Crisis at sea: One year on

One year on from when Fidelity International first raised the plight of seafarers stranded due to Covid-19 measures, things have begun to improve. The number of seafarers stranded aboard their ships has halved to 200,000 and the UN recently launched an initiative designed to safeguard seafarers’ rights that covered many of the points we had raised.

However, those workers still stuck far from home continue to face the threat of Covid-19 variants (they are often not part of local vaccine programmes) and pandemic-related restrictions. Each one represents a link in the chain of global trade, and their situation risks potential disruption of the kind we witnessed when the giant cargo ship Ever Given blocked the Suez Canal in March 2021. As such, it remains critical that this crisis be fully resolved and soon.

A brewing humanitarian crisis and a threat to global supply chains

In spring 2020, as the Covid-19 crisis deepened, we became aware of increasing news of disruptions to global maritime activity. Restrictions on travel and trade were closing off ports and cancelling flights, causing severe delays to the ordinary rotation of cargo vessel crews between their ships and home ports.

Hundreds of thousands of seafarers became stranded aboard their vessels, as stringent quarantine measures across the world made it impossible to disembark at designated ports or return home by air. At the height of the crisis in September 2020, over 400,000 seafarers were stranded at sea, with many working long beyond their contracts. This became a liability for the commercial shipping sector as well as a brewing humanitarian crisis for the hundreds of thousands of seafarers who are the engine of global trade.

Flora Wang, Director, Sustainable Investing, said at the time: “If no one does anything, it’s just a matter of time before something disastrous happens.”

Driving change through investor engagement

Shipping is responsible for 90 per cent of global trade. It is essential not just to a global economic recovery from Covid-19, but to maintaining our current way of life. To protect global supply chains and seafarers’ health and safety, therefore, Fidelity’s sustainable investing team and shipping analysts sounded the alarm by actively engaging with our investee companies on the issue.

We then reached out to other investors to do the same. In December 2020, a consortium of international investors, led by Fidelity, representing US$2 trillion of assets under management called for urgent action to end this humanitarian crisis in an open letter to the UN. We reiterated the need to classify seafarers as ‘key workers’ to enable them to continue to perform their essential services in a safe and secure manner. And as the most effective way to resolve this crisis, we also recommended seafarers have access to vaccines with immediate effect.

Around the same time, the United Nations Assembly called on UN member states to designate seafarers and other marine personnel as key workers and to implement relevant measures to allow stranded seafarers to be repatriated and others to join ships, and to ensure access to medical care.

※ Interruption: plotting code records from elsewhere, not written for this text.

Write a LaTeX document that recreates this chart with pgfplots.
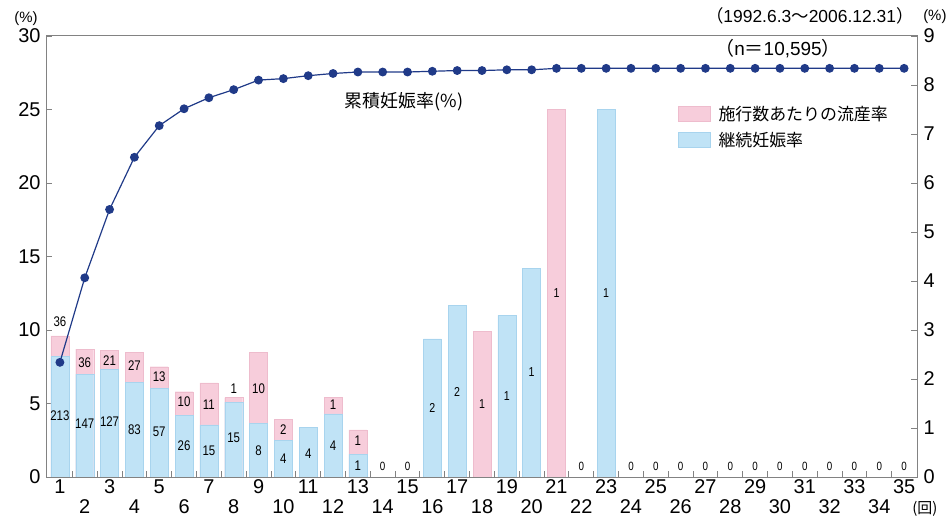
\documentclass[border=0pt]{standalone}
\usepackage{fontspec}
\setmainfont{Liberation Sans}
\newfontfamily\narrow[FakeStretch=0.82]{Liberation Sans}
\newfontfamily\cjk{Noto Sans CJK JP}
\usepackage{pgfplots}
\pgfplotsset{compat=1.18}

\definecolor{pinkbar}{RGB}{247,205,219}
\definecolor{bluebar}{RGB}{192,227,246}
\definecolor{pinkedge}{RGB}{238,188,205}
\definecolor{blueedge}{RGB}{168,212,238}
\definecolor{navy}{RGB}{32,58,136}
\definecolor{axisgray}{RGB}{130,130,130}

\begin{document}
\begin{tikzpicture}
\useasboundingbox (-47bp,-41bp) rectangle (902bp,477bp);

\begin{axis}[
    at={(0,0)}, anchor=south west,
    scale only axis, width=870bp, height=441bp,
    xmin=0.48, xmax=35.52, ymin=0, ymax=30,
    enlargelimits=false, clip=false,
    axis line style={axisgray, line width=1bp},
    tick style={axisgray, line width=0.8bp},
    tick align=inside,
    ytick={0,5,...,30}, ytick pos=left,
    yticklabel style={xshift=-3bp},
    xtick={1,3,...,35}, xtick pos=bottom,
    extra x ticks={2,4,...,34},
    extra x tick style={tick label style={yshift=-20bp}},
    major x tick style={draw=none},
    major tick length=5bp,
    tick label style={font=\fontsize{20}{20}\selectfont},
    xticklabel style={yshift=1bp},
    /pgf/number format/assume math mode=true,
    legend style={at={(axis cs:25.89,23.82)}, anchor=west, draw=none, fill=none,
        inner sep=0pt, row sep=6bp,
        font=\cjk\fontsize{17}{17}\selectfont,
        nodes={inner sep=2bp},
        /tikz/every odd column/.append style={column sep=6bp}},
    legend cell align=left,
    legend image code/.code={\fill[#1] (0bp,-7.5bp) rectangle (32bp,7.5bp);},
]

% per-cycle miscarriage (drawn to total height) and ongoing pregnancy
\addplot[ybar, bar width=18bp, bar shift=0pt, fill=pinkbar, draw=pinkedge] coordinates {
    (1,9.6) (2,8.7) (3,8.6) (4,8.5) (5,7.5) (6,5.8) (7,6.4) (8,5.4) (9,8.5)
    (10,3.9) (12,5.4) (13,3.2) (18,9.9) (21,25.0)
};
\addlegendentry{施行数あたりの流産率}

\addplot[ybar, bar width=18bp, bar shift=0pt, fill=bluebar, draw=blueedge] coordinates {
    (1,8.2) (2,7.0) (3,7.3) (4,6.45) (5,6.05) (6,4.2) (7,3.55) (8,5.1) (9,3.65)
    (10,2.5) (11,3.4) (12,4.3) (13,1.55) (16,9.4) (17,11.7) (19,11.0) (20,14.2)
    (23,25.0)
};
\addlegendentry{継続妊娠率}

% cumulative pregnancy rate
\addplot[forget plot, navy, line width=1.2bp, mark=*, mark size=3.8bp] coordinates {
    (1,7.8) (2,13.55) (3,18.2) (4,21.75) (5,23.9) (6,25.05) (7,25.8) (8,26.35)
    (9,27.0) (10,27.1) (11,27.3) (12,27.45) (13,27.55) (14,27.55) (15,27.55)
    (16,27.6) (17,27.65) (18,27.65) (19,27.7) (20,27.7) (21,27.8) (22,27.8)
    (23,27.8) (24,27.8) (25,27.8) (26,27.8) (27,27.8) (28,27.8) (29,27.8)
    (30,27.8) (31,27.8) (32,27.8) (33,27.8) (34,27.8) (35,27.8)
};

% counts written on the bars
\addplot[forget plot, only marks, mark=none, nodes near coords, point meta=explicit symbolic,
    nodes near coords style={anchor=center, inner sep=0pt, font=\narrow\fontsize{14}{14}\selectfont}]
    table[meta=t] {
x y t
1 10.55 36
1 4.2 213
2 7.8 36
2 3.6 147
3 7.95 21
3 3.75 127
4 7.55 27
4 3.25 83
5 6.85 13
5 3.1 57
6 5.1 10
6 2.15 26
7 4.95 11
7 1.8 15
8 6.0 1
8 2.65 15
9 6.0 10
9 1.8 8
10 3.25 2
10 1.25 4
11 1.6 4
12 4.9 1
12 2.1 4
13 2.5 1
13 0.8 1
};

\addplot[forget plot, only marks, mark=none, nodes near coords, point meta=explicit symbolic,
    nodes near coords style={anchor=center, inner sep=0pt, font=\narrow\fontsize{13}{13}\selectfont}]
    table[meta=t] {
x y t
16 4.7 2
17 5.8 2
18 4.95 1
19 5.5 1
20 7.15 1
21 12.5 1
23 12.5 1
};

\addplot[forget plot, only marks, mark=none, nodes near coords, point meta=explicit symbolic,
    nodes near coords style={anchor=center, inner sep=0pt, font=\narrow\fontsize{12}{12}\selectfont}]
    table[meta=t] {
x y t
14 0.72 0
15 0.72 0
22 0.72 0
24 0.72 0
25 0.72 0
26 0.72 0
27 0.72 0
28 0.72 0
29 0.72 0
30 0.72 0
31 0.72 0
32 0.72 0
33 0.72 0
34 0.72 0
35 0.72 0
};

\node[font=\cjk\fontsize{18}{18}\selectfont] at (axis cs:14.86,25.5) {累積妊娠率(\%)};
\node[font=\fontsize{19}{19}\selectfont] at (axis cs:29.92,29.15)
    {{\cjk （}n{\cjk ＝}10,595{\cjk ）}};
\node[font=\fontsize{17.5}{17.5}\selectfont] at (axis cs:31.2,31.4)
    {{\cjk （}1992.6.3{\cjk ～}2006.12.31{\cjk ）}};
\node[font=\fontsize{15}{15}\selectfont] at (axis cs:-0.37,31.2) {(\%)};
\node[font=\fontsize{15}{15}\selectfont] at (axis cs:36.24,31.3) {(\%)};
\node[font=\cjk\fontsize{15}{15}\selectfont] at (axis cs:35.84,-2.15) {(回)};
\end{axis}

% right-hand scale and the separators between cycles
\begin{axis}[
    at={(0,0)}, anchor=south west,
    scale only axis, width=870bp, height=441bp,
    xmin=0.48, xmax=35.52, ymin=0, ymax=9,
    enlargelimits=false,
    axis x line*=bottom, axis y line*=right,
    axis line style={axisgray, line width=1bp, -},
    tick style={axisgray, line width=0.9bp},
    tick align=inside, major tick length=6bp,
    xtick={1.5,2.5,...,34.5}, xticklabels={},
    ytick={0,1,...,9},
    yticklabel style={xshift=3bp},
    tick label style={font=\fontsize{20}{20}\selectfont},
    /pgf/number format/assume math mode=true,
]
\end{axis}
\end{tikzpicture}
\end{document}
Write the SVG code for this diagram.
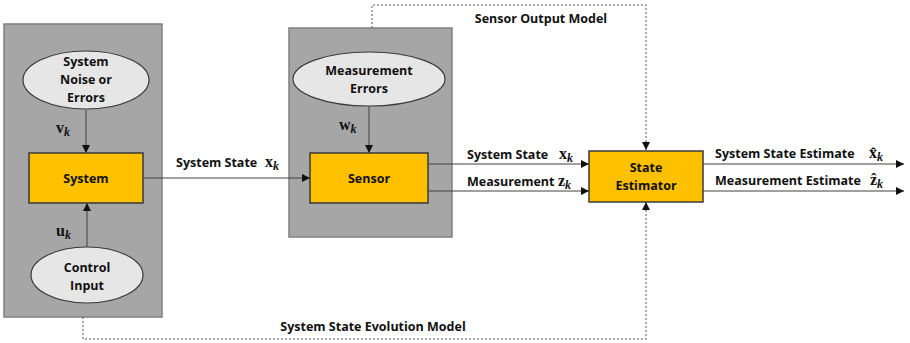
<svg xmlns="http://www.w3.org/2000/svg" width="910" height="343" viewBox="0 0 910 343">
  <style>
    .panel { fill: #a6a6a6; stroke: #808080; stroke-width: 1.5; }
    .cloud { fill: #e7e6e6; stroke: #3a3a3a; stroke-width: 1.2; }
    .block { fill: #ffc000; stroke: #3a3a3a; stroke-width: 1.5; }
    .lbl { font-family: "Open Sans", "Liberation Sans", sans-serif; font-weight: bold; font-size: 12.5px; fill: #111; }
    .mid { text-anchor: middle; }
    .math { font-family: "Liberation Serif", "DejaVu Serif", serif; font-weight: bold; font-size: 16px; fill: #111; }
    .sub { font-style: italic; font-size: 12px; }
    .wire { stroke: #404040; stroke-width: 1; fill: none; }
    .dash { stroke: #505050; stroke-width: 1; fill: none; stroke-dasharray: 2 2; }
  </style>
  <defs>
    <marker id="arr" viewBox="0 0 10 10" refX="10" refY="5" markerWidth="8" markerHeight="8" orient="auto" markerUnits="userSpaceOnUse">
      <path d="M0,0 L10,5 L0,10 z" fill="#111"/>
    </marker>
  </defs>

  <rect width="910" height="343" fill="#ffffff"/>

  <!-- background panels -->
  <g id="system-panel"><rect class="panel" x="4" y="24" width="158" height="293"/></g>
  <g id="sensor-panel"><rect class="panel" x="289" y="28" width="163" height="209"/></g>

  <!-- connectors -->
  <g id="connectors">
    <line class="wire" x1="86" y1="110" x2="86" y2="153" marker-end="url(#arr)"/>
    <line class="wire" x1="87" y1="247" x2="87" y2="203" marker-end="url(#arr)"/>
    <line class="wire" x1="143" y1="178" x2="310" y2="178" marker-end="url(#arr)"/>
    <line class="wire" x1="369" y1="106" x2="369" y2="153" marker-end="url(#arr)"/>
    <line class="wire" x1="428" y1="164" x2="589" y2="164" marker-end="url(#arr)"/>
    <line class="wire" x1="428" y1="191" x2="589" y2="191" marker-end="url(#arr)"/>
    <line class="wire" x1="703" y1="164" x2="904" y2="164" marker-end="url(#arr)"/>
    <line class="wire" x1="703" y1="191" x2="904" y2="191" marker-end="url(#arr)"/>
    <polyline class="dash" points="372,28 372,5 646,5 646,150" marker-end="url(#arr)"/>
    <polyline class="dash" points="83,317 83,339 646,339 646,202" marker-end="url(#arr)"/>
  </g>

  <!-- nodes -->
  <g id="noise">
    <ellipse class="cloud" cx="86" cy="80" rx="63" ry="29"/>
    <text class="lbl mid" x="86" y="66">System</text>
    <text class="lbl mid" x="86" y="84">Noise or</text>
    <text class="lbl mid" x="86" y="102">Errors</text>
  </g>
  <g id="system">
    <rect class="block" x="29" y="153" width="114" height="50"/>
    <text class="lbl mid" x="86" y="183">System</text>
  </g>
  <g id="control">
    <ellipse class="cloud" cx="87" cy="275" rx="56" ry="28"/>
    <text class="lbl mid" x="87" y="272">Control</text>
    <text class="lbl mid" x="87" y="290">Input</text>
  </g>
  <g id="meas-errors">
    <ellipse class="cloud" cx="369" cy="79" rx="76" ry="27"/>
    <text class="lbl mid" x="369" y="75">Measurement</text>
    <text class="lbl mid" x="369" y="93">Errors</text>
  </g>
  <g id="sensor">
    <rect class="block" x="310" y="153" width="118" height="50"/>
    <text class="lbl mid" x="369" y="183">Sensor</text>
  </g>
  <g id="estimator">
    <rect class="block" x="589" y="151" width="114" height="51"/>
    <text class="lbl mid" x="646" y="172">State</text>
    <text class="lbl mid" x="646" y="190">Estimator</text>
  </g>

  <!-- labels -->
  <g id="labels">
    <text class="math" x="56" y="133">v<tspan class="sub" dy="3">k</tspan></text>
    <text class="math" x="56" y="236">u<tspan class="sub" dy="3">k</tspan></text>
    <text class="math" x="339" y="130">w<tspan class="sub" dy="3">k</tspan></text>
    <text class="lbl" x="176" y="167">System State</text>
    <text class="math" x="265" y="167">x<tspan class="sub" dy="3">k</tspan></text>
    <text class="lbl" x="467" y="159">System State</text>
    <text class="math" x="559" y="159">x<tspan class="sub" dy="3">k</tspan></text>
    <text class="lbl" x="467" y="186">Measurement</text>
    <text class="math" x="558" y="186">z<tspan class="sub" dy="3">k</tspan></text>
    <text class="lbl" x="715" y="158">System State Estimate</text>
    <text class="math" x="869" y="158">x̂<tspan class="sub" dy="3">k</tspan></text>
    <text class="lbl" x="715" y="185">Measurement Estimate</text>
    <text class="math" x="870" y="185">ẑ<tspan class="sub" dy="3">k</tspan></text>
    <text class="lbl mid" x="541" y="23">Sensor Output Model</text>
    <text class="lbl mid" x="373" y="331">System State Evolution Model</text>
  </g>
</svg>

New UN human rights tool urges businesses to act

Since then, the number of stranded individuals has declined thanks to the efforts undertaken by governments, shipowners, and other parties such as trade organisations and investors who continued to raise awareness about the need to resolve this matter urgently.

The UN has also launched the ‘Human Rights Due Diligence Tool’, which says businesses should “undertake human rights due diligence to identify, prevent, mitigate and address adverse human rights impacts on seafarers resulting from restrictions to crew changes. This involves putting pressure — individually and collectively — on governments and maritime transport providers to ensure respect for seafarers’ rights.”

This is a welcome development and mirrors many of the points raised by Fidelity, including the need to:

  • Urge charterers and other business partners to be flexible and to accept route deviation requests from shipping companies to facilitate crew changes
  • Encourage these companies to consider contributing to or sharing the costs of deviation and other expenses relating to the pandemic
  • Call on government authorities to implement coordinated, consistent policies and legal measures designed to alleviate the situation of seafarers during the pandemic, such as designating seafarers as “key workers” and implementing the framework of protocols recommended by the International Maritime Organisation (IMO).

Reprieve, but the issue remains

Despite recent improvements, however, the issue has not been fully resolved and the threat of new Covid-19 variants could quickly reverse the tide. Today, fewer than 60 countries have responded to the UN’s initiative and designated seafarers as key workers. Seafarers are also not being prioritised in many countries’ vaccination roll-out plans.

In a recent statement, IMO Secretary-General Kitack Lim noted: “Governments should identify and prepare for the challenges of the vaccination of seafarers who spend long periods of time away from their home countries. We need to continue to work together to develop relevant protocols and guidance around vaccine certification. This is particularly important as any barriers to travel created by national vaccine protocols may further complicate an already difficult crew-change situation.”

We therefore continue to urge fellow investors to engage with companies on this issue, governments to take the necessary action and the media to keep raising awareness of the seafarers' plight.